◆ **Aim**
Lines containing the word "Reproduce" are to be located and copied.

(Saved entries)
■ ■ ■

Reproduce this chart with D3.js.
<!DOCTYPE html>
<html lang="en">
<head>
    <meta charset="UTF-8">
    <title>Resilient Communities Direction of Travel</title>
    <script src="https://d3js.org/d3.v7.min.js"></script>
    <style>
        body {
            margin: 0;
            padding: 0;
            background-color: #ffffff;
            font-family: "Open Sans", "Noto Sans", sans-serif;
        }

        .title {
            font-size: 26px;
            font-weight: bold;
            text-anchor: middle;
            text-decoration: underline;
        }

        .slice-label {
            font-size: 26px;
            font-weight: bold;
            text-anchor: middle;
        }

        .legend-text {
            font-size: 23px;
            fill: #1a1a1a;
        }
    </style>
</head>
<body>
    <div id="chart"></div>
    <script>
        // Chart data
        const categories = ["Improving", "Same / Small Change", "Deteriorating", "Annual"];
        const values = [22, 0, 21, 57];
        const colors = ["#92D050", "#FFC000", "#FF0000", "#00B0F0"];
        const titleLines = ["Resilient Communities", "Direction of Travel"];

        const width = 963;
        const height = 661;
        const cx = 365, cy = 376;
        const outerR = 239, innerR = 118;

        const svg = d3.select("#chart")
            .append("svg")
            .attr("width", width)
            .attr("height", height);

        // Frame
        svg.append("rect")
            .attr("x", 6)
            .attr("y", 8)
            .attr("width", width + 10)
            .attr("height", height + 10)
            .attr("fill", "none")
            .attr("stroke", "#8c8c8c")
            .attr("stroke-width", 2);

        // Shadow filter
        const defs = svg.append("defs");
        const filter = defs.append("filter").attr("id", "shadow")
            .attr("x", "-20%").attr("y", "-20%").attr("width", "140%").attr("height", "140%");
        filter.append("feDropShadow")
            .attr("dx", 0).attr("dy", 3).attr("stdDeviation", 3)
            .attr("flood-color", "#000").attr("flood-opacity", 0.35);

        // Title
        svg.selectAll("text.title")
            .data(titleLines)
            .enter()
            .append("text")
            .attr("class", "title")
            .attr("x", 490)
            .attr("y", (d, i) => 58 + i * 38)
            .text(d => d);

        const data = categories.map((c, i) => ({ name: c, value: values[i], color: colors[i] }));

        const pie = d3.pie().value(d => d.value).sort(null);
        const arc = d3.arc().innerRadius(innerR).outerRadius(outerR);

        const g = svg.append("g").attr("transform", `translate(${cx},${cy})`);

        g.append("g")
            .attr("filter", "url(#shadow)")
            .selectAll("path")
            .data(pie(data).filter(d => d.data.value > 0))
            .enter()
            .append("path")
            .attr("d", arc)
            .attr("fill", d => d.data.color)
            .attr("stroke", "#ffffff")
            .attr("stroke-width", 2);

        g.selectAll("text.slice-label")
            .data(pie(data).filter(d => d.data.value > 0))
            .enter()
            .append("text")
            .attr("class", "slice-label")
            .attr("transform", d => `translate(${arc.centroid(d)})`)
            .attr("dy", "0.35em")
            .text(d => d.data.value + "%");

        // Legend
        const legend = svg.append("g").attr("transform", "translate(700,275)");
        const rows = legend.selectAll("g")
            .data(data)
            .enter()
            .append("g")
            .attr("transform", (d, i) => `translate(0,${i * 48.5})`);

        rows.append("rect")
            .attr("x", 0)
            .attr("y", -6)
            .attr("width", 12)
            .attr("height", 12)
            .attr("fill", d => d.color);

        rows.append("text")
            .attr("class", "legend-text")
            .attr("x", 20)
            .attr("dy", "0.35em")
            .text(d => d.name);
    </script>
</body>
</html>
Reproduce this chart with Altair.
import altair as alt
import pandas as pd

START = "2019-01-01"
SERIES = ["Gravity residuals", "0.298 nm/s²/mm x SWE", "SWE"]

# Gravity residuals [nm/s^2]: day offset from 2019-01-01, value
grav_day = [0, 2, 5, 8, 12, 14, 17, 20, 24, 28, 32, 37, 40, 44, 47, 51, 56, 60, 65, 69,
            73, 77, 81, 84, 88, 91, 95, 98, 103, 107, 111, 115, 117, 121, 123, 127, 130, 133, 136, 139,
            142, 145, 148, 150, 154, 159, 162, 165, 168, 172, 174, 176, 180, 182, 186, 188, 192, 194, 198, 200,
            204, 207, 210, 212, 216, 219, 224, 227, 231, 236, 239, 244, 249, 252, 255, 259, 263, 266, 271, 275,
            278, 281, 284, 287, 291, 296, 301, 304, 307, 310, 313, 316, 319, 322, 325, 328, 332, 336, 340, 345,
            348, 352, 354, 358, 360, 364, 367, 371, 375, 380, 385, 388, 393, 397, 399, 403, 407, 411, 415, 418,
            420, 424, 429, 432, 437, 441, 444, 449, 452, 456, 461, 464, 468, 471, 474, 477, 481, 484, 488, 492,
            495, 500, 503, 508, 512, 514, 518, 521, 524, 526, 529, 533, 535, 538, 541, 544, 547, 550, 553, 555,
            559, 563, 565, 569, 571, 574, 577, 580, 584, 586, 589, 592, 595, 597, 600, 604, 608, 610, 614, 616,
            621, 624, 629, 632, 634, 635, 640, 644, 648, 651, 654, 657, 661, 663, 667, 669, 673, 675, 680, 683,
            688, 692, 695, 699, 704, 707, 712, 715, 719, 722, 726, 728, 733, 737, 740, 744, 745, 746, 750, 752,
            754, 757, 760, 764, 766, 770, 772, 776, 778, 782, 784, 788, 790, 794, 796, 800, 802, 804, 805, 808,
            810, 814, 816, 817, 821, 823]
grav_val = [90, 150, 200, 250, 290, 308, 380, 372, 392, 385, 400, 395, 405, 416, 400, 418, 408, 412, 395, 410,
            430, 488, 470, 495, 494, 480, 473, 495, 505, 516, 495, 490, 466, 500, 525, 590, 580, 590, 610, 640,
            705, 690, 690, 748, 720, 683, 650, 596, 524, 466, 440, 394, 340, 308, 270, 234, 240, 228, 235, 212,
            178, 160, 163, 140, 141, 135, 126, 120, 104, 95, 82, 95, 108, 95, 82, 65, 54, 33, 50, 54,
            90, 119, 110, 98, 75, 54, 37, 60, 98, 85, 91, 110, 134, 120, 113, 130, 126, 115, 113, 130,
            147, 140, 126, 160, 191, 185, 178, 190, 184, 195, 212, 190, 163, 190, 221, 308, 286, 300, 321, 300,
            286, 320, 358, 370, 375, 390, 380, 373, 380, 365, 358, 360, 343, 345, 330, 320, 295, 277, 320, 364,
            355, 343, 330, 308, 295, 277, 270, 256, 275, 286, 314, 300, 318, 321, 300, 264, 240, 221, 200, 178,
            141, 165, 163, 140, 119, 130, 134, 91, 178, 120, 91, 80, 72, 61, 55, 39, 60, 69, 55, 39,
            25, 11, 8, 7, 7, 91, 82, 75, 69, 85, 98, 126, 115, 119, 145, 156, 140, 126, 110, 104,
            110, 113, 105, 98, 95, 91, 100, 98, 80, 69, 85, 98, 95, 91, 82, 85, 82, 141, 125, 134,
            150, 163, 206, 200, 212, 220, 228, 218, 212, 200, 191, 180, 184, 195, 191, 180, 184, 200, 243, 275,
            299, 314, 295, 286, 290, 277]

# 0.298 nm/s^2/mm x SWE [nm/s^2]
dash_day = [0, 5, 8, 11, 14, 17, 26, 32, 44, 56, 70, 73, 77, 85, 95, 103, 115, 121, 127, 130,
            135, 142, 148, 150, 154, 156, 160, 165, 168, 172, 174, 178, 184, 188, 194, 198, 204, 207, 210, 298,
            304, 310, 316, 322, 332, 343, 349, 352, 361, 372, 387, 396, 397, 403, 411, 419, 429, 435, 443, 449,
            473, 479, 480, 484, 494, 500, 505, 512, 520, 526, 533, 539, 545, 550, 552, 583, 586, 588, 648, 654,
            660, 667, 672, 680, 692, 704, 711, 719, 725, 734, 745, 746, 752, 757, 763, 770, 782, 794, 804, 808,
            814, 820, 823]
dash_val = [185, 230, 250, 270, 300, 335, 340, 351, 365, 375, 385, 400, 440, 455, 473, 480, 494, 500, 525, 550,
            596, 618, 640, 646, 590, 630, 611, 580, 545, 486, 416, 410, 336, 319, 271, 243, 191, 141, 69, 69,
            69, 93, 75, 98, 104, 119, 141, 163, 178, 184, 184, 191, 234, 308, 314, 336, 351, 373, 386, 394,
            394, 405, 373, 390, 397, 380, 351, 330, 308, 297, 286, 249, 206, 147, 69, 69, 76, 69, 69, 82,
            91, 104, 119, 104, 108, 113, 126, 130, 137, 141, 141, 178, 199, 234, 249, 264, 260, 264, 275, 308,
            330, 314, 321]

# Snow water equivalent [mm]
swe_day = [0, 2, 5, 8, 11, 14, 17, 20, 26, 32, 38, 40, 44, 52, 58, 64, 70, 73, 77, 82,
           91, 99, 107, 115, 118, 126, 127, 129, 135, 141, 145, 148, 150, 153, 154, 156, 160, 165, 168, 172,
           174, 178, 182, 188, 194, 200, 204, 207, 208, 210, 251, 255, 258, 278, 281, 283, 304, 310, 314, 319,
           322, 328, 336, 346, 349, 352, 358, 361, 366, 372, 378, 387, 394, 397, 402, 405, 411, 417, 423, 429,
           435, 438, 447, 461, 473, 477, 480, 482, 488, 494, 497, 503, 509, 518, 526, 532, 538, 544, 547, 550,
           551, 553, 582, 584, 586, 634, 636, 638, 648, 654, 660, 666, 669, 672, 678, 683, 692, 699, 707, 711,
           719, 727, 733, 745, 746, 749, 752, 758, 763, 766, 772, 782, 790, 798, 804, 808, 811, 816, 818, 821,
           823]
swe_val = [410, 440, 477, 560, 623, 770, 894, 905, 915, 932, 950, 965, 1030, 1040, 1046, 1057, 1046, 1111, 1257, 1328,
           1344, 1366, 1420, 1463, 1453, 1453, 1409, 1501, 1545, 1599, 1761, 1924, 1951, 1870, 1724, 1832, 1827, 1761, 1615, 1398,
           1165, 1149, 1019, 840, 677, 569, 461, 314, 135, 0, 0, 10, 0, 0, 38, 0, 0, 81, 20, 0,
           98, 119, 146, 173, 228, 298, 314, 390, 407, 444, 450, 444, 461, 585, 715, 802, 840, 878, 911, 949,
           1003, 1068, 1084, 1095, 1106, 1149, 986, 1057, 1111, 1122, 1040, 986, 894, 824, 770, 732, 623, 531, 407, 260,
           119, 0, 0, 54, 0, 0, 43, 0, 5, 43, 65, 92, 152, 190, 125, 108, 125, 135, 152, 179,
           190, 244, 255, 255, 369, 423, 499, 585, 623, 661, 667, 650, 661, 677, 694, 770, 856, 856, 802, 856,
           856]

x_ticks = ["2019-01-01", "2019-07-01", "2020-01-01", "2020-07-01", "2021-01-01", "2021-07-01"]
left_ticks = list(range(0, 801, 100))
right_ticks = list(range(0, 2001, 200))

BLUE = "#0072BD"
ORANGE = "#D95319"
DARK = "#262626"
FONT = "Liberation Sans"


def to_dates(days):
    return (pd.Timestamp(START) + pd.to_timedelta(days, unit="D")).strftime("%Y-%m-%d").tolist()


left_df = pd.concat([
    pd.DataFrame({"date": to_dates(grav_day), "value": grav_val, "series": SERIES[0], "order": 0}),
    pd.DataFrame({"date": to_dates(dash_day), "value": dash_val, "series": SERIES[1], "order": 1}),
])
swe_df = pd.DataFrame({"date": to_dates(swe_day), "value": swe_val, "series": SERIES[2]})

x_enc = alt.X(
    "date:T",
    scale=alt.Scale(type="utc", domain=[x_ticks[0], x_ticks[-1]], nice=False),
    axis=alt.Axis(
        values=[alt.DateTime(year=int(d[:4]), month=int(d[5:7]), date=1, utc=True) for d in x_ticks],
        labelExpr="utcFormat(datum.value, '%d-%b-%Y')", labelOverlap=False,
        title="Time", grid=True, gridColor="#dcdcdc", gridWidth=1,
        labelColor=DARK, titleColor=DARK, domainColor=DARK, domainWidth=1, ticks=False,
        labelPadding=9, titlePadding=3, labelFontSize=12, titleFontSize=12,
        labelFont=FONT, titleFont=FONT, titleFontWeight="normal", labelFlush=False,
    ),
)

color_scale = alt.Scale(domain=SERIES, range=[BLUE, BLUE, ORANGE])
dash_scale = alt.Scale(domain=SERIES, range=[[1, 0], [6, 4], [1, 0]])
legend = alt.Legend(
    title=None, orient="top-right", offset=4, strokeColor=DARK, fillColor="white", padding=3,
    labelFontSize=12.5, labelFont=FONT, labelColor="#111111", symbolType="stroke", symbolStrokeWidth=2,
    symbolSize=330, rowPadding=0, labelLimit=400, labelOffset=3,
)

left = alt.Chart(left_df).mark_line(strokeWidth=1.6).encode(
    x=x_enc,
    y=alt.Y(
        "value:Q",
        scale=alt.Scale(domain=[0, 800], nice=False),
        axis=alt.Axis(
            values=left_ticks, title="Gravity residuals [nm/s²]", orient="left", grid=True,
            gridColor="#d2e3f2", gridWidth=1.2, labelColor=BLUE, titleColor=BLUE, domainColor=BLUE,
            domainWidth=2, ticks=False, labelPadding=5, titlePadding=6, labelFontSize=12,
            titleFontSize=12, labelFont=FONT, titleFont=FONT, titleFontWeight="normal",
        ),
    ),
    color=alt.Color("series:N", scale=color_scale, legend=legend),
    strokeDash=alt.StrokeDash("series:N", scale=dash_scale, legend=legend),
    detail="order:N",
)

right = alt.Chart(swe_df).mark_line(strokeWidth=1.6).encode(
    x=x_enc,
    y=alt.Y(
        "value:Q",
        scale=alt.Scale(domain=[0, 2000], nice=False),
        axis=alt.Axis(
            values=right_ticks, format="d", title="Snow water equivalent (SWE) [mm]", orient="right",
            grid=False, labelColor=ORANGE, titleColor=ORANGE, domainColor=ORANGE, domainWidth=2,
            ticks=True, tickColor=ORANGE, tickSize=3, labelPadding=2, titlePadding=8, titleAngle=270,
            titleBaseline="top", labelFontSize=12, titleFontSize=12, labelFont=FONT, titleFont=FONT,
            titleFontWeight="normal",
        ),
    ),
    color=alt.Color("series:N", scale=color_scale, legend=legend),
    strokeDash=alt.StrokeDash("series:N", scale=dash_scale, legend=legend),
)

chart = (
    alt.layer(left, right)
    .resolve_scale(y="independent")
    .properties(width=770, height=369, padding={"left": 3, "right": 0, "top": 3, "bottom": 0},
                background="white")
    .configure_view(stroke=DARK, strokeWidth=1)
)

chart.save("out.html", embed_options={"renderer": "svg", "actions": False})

■ ■ ■

◆ **Output for this exercise**
Reproduce this chart with D3.js.
Reproduce this chart with Altair.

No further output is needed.